I joined Decathlon in 2008, where I worked as a Warehouse Team Manager for 3 years, before becoming Warehouse Director in 2011.
Since early 2021, I’ve been handling the transformation of warehouses on a more national scale.
Six additional warehouses have volunteered to get involved in the transformation project I'm leading.
I think Decathlon was launched and developed putting teams and people at the core of the organization’s identity.
Practicing sports is central to the company’s very strong company culture where people share team values and collective victories. There’s a genuine care for supporting co-workers and the values of sports.
The social impact is reflected through our communication about our internal values, the work of the foundation and the support of employees which, in my opinion, fosters a real proximity between the customers and sales people in the shops.
When it comes to the impact on the environment, I’d gladly point to the efforts made to reduce the company’s carbon emissions.
Could you share the most relevant points & give us feedback on the best practices and the ones to steer clear of?

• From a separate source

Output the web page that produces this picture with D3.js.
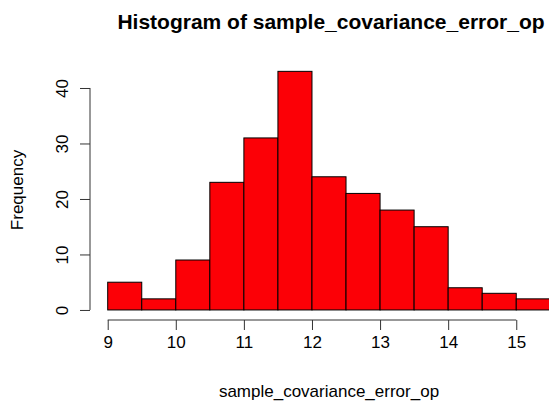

Decathlon embarked on the path of the liberated organization.
This resulted in more freedom in the decision making process on a local level, the tweaking of some organizations and a call to work on one’s self, through in-company courses on self development and coaching for example.

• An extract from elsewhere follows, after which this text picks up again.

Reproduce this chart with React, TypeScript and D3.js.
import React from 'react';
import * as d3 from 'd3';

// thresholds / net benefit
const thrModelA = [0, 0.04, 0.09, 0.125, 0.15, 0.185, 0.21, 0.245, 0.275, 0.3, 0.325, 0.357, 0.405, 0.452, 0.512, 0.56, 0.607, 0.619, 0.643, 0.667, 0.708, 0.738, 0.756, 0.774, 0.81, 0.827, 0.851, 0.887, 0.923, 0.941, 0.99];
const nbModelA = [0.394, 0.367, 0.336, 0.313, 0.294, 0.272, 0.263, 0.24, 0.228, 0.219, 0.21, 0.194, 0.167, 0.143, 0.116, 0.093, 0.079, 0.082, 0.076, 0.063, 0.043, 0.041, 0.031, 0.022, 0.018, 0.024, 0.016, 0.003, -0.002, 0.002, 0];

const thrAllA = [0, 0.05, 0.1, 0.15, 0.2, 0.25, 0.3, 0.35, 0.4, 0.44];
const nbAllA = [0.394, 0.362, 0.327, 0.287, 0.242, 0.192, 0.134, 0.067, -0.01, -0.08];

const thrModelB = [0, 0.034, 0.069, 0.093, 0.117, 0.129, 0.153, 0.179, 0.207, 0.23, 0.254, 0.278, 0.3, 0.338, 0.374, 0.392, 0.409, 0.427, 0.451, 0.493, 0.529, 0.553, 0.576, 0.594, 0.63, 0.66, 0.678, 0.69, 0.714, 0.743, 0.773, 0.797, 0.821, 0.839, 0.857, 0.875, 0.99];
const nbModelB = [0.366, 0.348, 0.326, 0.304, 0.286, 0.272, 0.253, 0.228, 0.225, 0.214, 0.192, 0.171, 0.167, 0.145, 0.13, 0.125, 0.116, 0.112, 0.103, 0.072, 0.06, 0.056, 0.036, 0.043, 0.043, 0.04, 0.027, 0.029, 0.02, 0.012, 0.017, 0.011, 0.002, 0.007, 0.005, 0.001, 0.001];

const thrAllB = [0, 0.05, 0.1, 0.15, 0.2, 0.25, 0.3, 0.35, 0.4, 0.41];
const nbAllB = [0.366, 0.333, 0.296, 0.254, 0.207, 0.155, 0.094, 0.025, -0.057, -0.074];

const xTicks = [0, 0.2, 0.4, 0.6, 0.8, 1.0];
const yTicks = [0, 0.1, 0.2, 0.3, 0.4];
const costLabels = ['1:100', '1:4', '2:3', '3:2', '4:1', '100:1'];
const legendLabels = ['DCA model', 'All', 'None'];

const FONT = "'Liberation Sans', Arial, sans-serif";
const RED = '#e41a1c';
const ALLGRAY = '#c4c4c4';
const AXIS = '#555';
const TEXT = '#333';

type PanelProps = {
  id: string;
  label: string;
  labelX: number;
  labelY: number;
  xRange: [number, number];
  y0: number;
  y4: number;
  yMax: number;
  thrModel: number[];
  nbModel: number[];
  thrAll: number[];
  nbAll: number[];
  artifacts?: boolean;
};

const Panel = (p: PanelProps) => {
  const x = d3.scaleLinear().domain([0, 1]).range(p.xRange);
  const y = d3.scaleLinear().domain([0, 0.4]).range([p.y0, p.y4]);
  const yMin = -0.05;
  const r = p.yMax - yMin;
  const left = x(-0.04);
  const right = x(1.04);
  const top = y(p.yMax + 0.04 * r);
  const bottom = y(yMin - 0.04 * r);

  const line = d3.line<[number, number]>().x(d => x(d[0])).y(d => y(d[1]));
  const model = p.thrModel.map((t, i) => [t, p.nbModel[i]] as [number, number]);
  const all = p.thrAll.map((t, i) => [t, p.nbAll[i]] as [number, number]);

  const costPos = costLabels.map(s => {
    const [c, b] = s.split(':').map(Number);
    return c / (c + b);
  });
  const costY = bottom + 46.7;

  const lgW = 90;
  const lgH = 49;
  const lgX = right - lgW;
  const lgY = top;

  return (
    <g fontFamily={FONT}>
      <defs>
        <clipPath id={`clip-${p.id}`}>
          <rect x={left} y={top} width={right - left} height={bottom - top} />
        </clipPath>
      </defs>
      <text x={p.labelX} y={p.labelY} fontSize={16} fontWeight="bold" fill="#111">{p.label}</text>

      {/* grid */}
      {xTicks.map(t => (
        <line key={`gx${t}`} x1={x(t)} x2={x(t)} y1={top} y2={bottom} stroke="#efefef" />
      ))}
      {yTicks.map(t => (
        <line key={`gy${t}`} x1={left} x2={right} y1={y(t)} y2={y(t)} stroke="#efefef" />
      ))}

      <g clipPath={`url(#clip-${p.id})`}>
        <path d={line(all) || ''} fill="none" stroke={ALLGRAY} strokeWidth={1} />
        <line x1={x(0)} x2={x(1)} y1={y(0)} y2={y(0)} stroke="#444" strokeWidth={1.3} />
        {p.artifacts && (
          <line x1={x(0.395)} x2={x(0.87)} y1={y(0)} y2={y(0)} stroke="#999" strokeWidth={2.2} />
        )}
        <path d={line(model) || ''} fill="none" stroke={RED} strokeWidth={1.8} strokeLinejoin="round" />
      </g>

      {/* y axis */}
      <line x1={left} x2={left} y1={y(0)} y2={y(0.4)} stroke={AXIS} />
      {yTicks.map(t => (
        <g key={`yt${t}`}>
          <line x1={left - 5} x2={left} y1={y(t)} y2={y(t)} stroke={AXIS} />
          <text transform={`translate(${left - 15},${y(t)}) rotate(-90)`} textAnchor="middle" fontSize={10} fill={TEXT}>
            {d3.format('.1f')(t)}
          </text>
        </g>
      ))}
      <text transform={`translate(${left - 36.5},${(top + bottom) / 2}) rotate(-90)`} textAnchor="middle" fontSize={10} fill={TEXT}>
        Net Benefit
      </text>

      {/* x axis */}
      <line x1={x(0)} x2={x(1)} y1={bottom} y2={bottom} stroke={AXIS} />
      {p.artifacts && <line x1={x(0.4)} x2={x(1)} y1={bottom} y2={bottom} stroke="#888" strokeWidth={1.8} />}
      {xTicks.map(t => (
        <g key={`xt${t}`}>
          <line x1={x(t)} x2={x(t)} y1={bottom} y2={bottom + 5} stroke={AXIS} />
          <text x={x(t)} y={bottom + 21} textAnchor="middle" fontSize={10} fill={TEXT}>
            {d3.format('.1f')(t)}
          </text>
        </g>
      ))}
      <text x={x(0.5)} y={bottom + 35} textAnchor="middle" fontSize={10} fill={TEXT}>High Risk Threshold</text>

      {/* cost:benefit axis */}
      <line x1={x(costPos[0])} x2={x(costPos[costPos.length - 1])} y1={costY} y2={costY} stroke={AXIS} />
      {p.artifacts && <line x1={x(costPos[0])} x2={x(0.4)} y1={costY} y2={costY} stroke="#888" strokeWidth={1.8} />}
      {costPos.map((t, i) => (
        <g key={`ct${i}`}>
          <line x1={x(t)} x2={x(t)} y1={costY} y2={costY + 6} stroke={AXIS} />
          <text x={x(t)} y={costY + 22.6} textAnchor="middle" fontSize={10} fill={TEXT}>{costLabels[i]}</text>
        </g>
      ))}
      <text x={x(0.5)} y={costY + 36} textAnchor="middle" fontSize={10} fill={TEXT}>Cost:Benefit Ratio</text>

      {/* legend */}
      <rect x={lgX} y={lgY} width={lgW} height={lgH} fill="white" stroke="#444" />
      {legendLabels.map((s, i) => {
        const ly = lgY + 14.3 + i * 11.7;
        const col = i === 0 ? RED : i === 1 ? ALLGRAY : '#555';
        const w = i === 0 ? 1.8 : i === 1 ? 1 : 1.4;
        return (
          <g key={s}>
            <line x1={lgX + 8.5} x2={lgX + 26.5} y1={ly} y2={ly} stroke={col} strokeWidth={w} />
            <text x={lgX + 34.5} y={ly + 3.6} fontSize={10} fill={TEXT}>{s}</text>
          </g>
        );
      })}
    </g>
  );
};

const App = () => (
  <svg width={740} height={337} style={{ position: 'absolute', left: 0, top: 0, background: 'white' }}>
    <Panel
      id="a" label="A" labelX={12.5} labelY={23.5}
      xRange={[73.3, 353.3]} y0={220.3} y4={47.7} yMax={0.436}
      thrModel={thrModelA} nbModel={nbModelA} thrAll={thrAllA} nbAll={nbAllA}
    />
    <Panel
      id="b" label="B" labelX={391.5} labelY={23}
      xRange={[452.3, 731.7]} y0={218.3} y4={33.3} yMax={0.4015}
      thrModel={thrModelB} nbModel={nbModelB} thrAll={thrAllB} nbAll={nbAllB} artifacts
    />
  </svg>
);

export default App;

That liberated the energy within. It inspired beautiful local initiatives and led to a reassessment of certain managerial behaviours.

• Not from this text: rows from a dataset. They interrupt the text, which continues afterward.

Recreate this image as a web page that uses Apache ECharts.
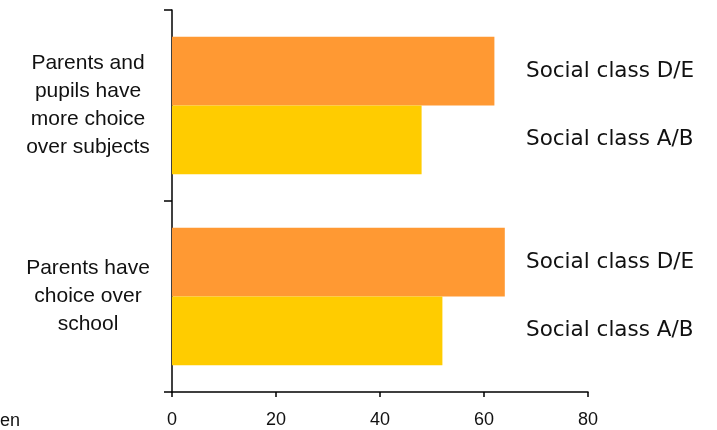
<!DOCTYPE html>
<html>
<head>
<meta charset="utf-8">
<script src="https://cdn.jsdelivr.net/npm/echarts@6/dist/echarts.min.js"></script>
<style>
  html, body { margin: 0; padding: 0; background: #fff; }
  #chart { width: 717px; height: 430px; }
</style>
</head>
<body>
<div id="chart"></div>
<script>
// categories, bottom to top
const categories = [
  'Parents have\nchoice over\nschool',
  'Parents and\npupils have\nmore choice\nover subjects'
];
// first series is drawn on top inside each band
const seriesNames = ['Social class D/E', 'Social class A/B'];
const classDE = [64, 62];
const classAB = [52, 48];
const xMin = 0, xMax = 80, xStep = 20;

const colors = ['#FF9933', '#FFCC00'];

// name labels sit in a column right of the plot
const nameLabel = {
  show: true,
  position: 'right',
  formatter: '{a}',
  fontFamily: '"DejaVu Sans", Verdana, sans-serif',
  fontSize: 21.5,
  color: '#111'
};
const nameLayout = { x: 526, align: 'left', verticalAlign: 'middle' };

const chart = echarts.init(document.getElementById('chart'));
chart.setOption({
  animation: false,
  grid: { left: 172, right: 129, top: 10, bottom: 38, containLabel: false },
  xAxis: {
    type: 'value',
    min: xMin, max: xMax, interval: xStep,
    splitLine: { show: false },
    axisLine: { show: true, lineStyle: { color: '#000', width: 1.5 } },
    axisTick: { show: true, length: 5, lineStyle: { color: '#000', width: 1.5 } },
    axisLabel: {
      margin: 19,
      fontFamily: '"Liberation Sans", Arial, sans-serif',
      fontSize: 18,
      color: '#111'
    }
  },
  yAxis: {
    type: 'category',
    data: categories,
    axisLine: { show: true, lineStyle: { color: '#000', width: 1.5 } },
    axisTick: { show: true, length: 8, lineStyle: { color: '#000', width: 1.5 } },
    axisLabel: {
      margin: 84,
      align: 'center',
      fontFamily: '"Liberation Sans", Arial, sans-serif',
      fontSize: 21,
      lineHeight: 28,
      color: '#111'
    }
  },
  series: [
    {
      name: seriesNames[0],
      type: 'bar',
      data: classDE,
      barCategoryGap: '28%',
      barGap: 0,
      itemStyle: { color: colors[0] },
      label: nameLabel,
      labelLayout: nameLayout
    },
    {
      name: seriesNames[1],
      type: 'bar',
      data: classAB,
      barCategoryGap: '28%',
      barGap: 0,
      itemStyle: { color: colors[1] },
      label: nameLabel,
      labelLayout: nameLayout
    }
  ],
  graphic: [
    {
      type: 'text',
      left: 0,
      top: 412,
      style: {
        text: 'en',
        fontFamily: '"Liberation Sans", Arial, sans-serif',
        fontSize: 18,
        fill: '#111'
      }
    }
  ]
});
</script>
</body>
</html>
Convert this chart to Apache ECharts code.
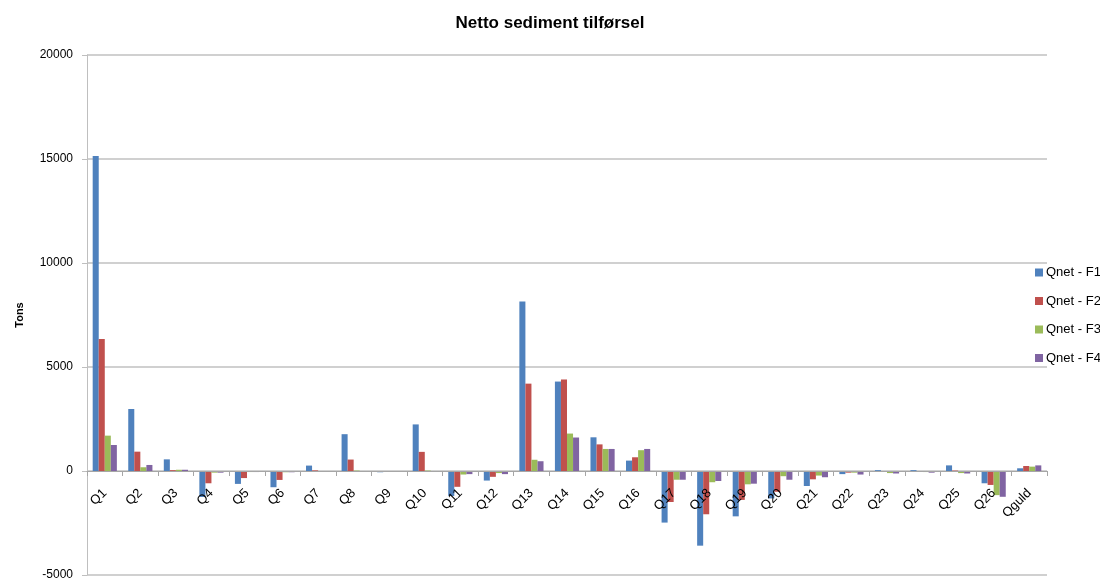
<!DOCTYPE html>
<html>
<head>
<meta charset="utf-8">
<script src="https://cdn.jsdelivr.net/npm/echarts@6/dist/echarts.min.js"></script>
<style>
  html, body { margin: 0; padding: 0; background: #fff; }
  #chart { width: 1100px; height: 583px; }
</style>
</head>
<body>
<div id="chart"></div>
<script>
var categories = ['Q1','Q2','Q3','Q4','Q5','Q6','Q7','Q8','Q9','Q10','Q11','Q12','Q13','Q14','Q15','Q16','Q17','Q18','Q19','Q20','Q21','Q22','Q23','Q24','Q25','Q26','Qguld'];

var qnetF1 = [15150, 2980, 560, -1250, -620, -780, 260, 1770, -60, 2240, -1200, -460, 8150, 4300, 1620, 500, -2480, -3590, -2180, -1320, -720, -150, 40, 40, 270, -590, 130];
var qnetF2 = [6350, 930, 40, -590, -340, -430, 30, 550, -30, 920, -760, -280, 4200, 4400, 1280, 660, -1490, -2080, -1390, -1000, -400, -80, -20, -20, 20, -670, 240];
var qnetF3 = [1700, 180, 60, -80, -50, -60, -40, 20, 0, 20, -170, -100, 540, 1800, 1060, 1000, -420, -540, -640, -250, -220, -80, -100, -50, -100, -1160, 210];
var qnetF4 = [1250, 290, 60, -80, -50, -60, -40, 0, -30, 0, -150, -150, 470, 1610, 1060, 1060, -420, -480, -610, -420, -300, -170, -120, -80, -120, -1240, 270];

var yTicks = { min: -5000, max: 20000, step: 5000 };

var colors = ['#4F81BD', '#C0504D', '#9BBB59', '#8064A2'];
var names = ['Qnet - F1', 'Qnet - F2', 'Qnet - F3', 'Qnet - F4'];
var allData = [qnetF1, qnetF2, qnetF3, qnetF4];

var series = allData.map(function (d, i) {
  return {
    name: names[i],
    type: 'bar',
    data: d,
    barGap: '0%',
    barCategoryGap: '32%',
    itemStyle: { color: colors[i] }
  };
});

// grid is 520px tall; the category axis is moved up to the zero line
var gridTop = 55, gridHeight = 520;
var zeroOffset = gridHeight * (0 - yTicks.min) / (yTicks.max - yTicks.min);

var chart = echarts.init(document.getElementById('chart'));
chart.setOption({
  animation: false,
  color: colors,
  title: {
    text: 'Netto sediment tilførsel',
    left: 'center',
    top: 10,
    textStyle: { fontFamily: 'Liberation Sans', fontSize: 17, fontWeight: 'bold', color: '#000' }
  },
  legend: {
    orient: 'vertical',
    left: 1030,
    top: 261,
    icon: 'rect',
    itemWidth: 8,
    itemHeight: 8,
    itemGap: 15.5,
    data: names,
    textStyle: { fontFamily: 'Liberation Sans', fontSize: 13, color: '#000', padding: [0, 0, 0, -2] }
  },
  grid: { left: 87, right: 53, top: gridTop, height: gridHeight, containLabel: false, outerBoundsMode: 'none' },
  xAxis: {
    type: 'category',
    data: categories,
    position: 'bottom',
    offset: -zeroOffset,
    z: 5,
    axisLine: { onZero: false, lineStyle: { color: '#a6a6a6', width: 1 } },
    axisTick: { show: true, length: 5, lineStyle: { color: '#a6a6a6' } },
    axisLabel: {
      interval: 0,
      rotate: 45,
      margin: 20,
      fontFamily: 'Liberation Sans',
      fontSize: 13,
      color: '#000'
    }
  },
  yAxis: {
    type: 'value',
    name: 'Tons',
    nameLocation: 'middle',
    nameGap: 62,
    nameTextStyle: { fontFamily: 'Liberation Sans', fontSize: 11, fontWeight: 'bold', color: '#000' },
    min: yTicks.min,
    max: yTicks.max,
    interval: yTicks.step,
    axisLine: { show: true, lineStyle: { color: '#bfbfbf', width: 1 } },
    axisTick: { show: true, length: 5, lineStyle: { color: '#bfbfbf' } },
    axisLabel: {
      fontFamily: 'Liberation Sans', fontSize: 12, color: '#000', margin: 14,
      formatter: function (v) { return String(v); }
    },
    splitLine: { lineStyle: { color: '#d0d0d0', width: 2 } }
  },
  series: series
});
</script>
</body>
</html>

On the other hand, it wasn’t always clear who had the authority to decide and, at times, there appears to be a lack of logic and gaps into how decisions could be made.
The decision making progress must be made very clear: how is the decision made, with whom, under which perimeter.
It is important that managers work on themselves and question their own relationship to authority and power. Otherwise, whenever something is not explicit, there’s the risk of defaulting back to authoritarianism and stifling collective intelligence. The higher up the manager, the more important this self awareness.
Could you once again share with us the most relevant points & give us a feedback on the best practices and the ones to steer clear off in terms on the matter?
The system changes when shared governance is implemented. Everything is done differently: roles replace trades, operational & governance meetings replace management meetings and the decision making process changes radically.
As a result, internal relationships change as well: we move from an environment dominated by competition to a new one where cooperation replaces rivalry.
There are best practices or behaviours to avoid at different levels.
First of all, we shouldn’t underestimate the investment that this transformation demands, in both time and money.
In addition, external support of the organisation, and particularly management, is paramount. Especially since, starting from a certain level, all members of the organisation should be coached.
Then, it’s important to set the right pace for the change, neither too slow nor too hasty. I would say we should aim for small steps by small, decisive steps.
As with every project, it’s important to start from a real need to make the project meaningful. It certainly shouldn’t become the purpose of the organization, but rather an element that helps it thrive.
Lastly, investing as much in tools as in people is key. Investing in tools for decision making methods, meeting processes, a role based organization are important. Investing the time and resources to understand how people work and react to different situations is just as important.
I’m currently energizing the role of “Transformation leader of shared governance” for the Logistics department of Decathlon France.
The logic behind this role is as follows: decide on a training program with the help of external consultants and the direction committee in order to spread this shared governance to other volunteer sites. External coaching is also meant to help us train future coaches in-house.
Ideally, in the long run, these new ways of working will be so well developed in the Logistics department that the board of directors of Decathlon France will support this project further.
I will try to get the attention of the “Training & Managerial Innovation” department in order to strengthen their support. This would allow us to consolidate our approach and make it sustainable in the long run. At the present time, it remains fragile.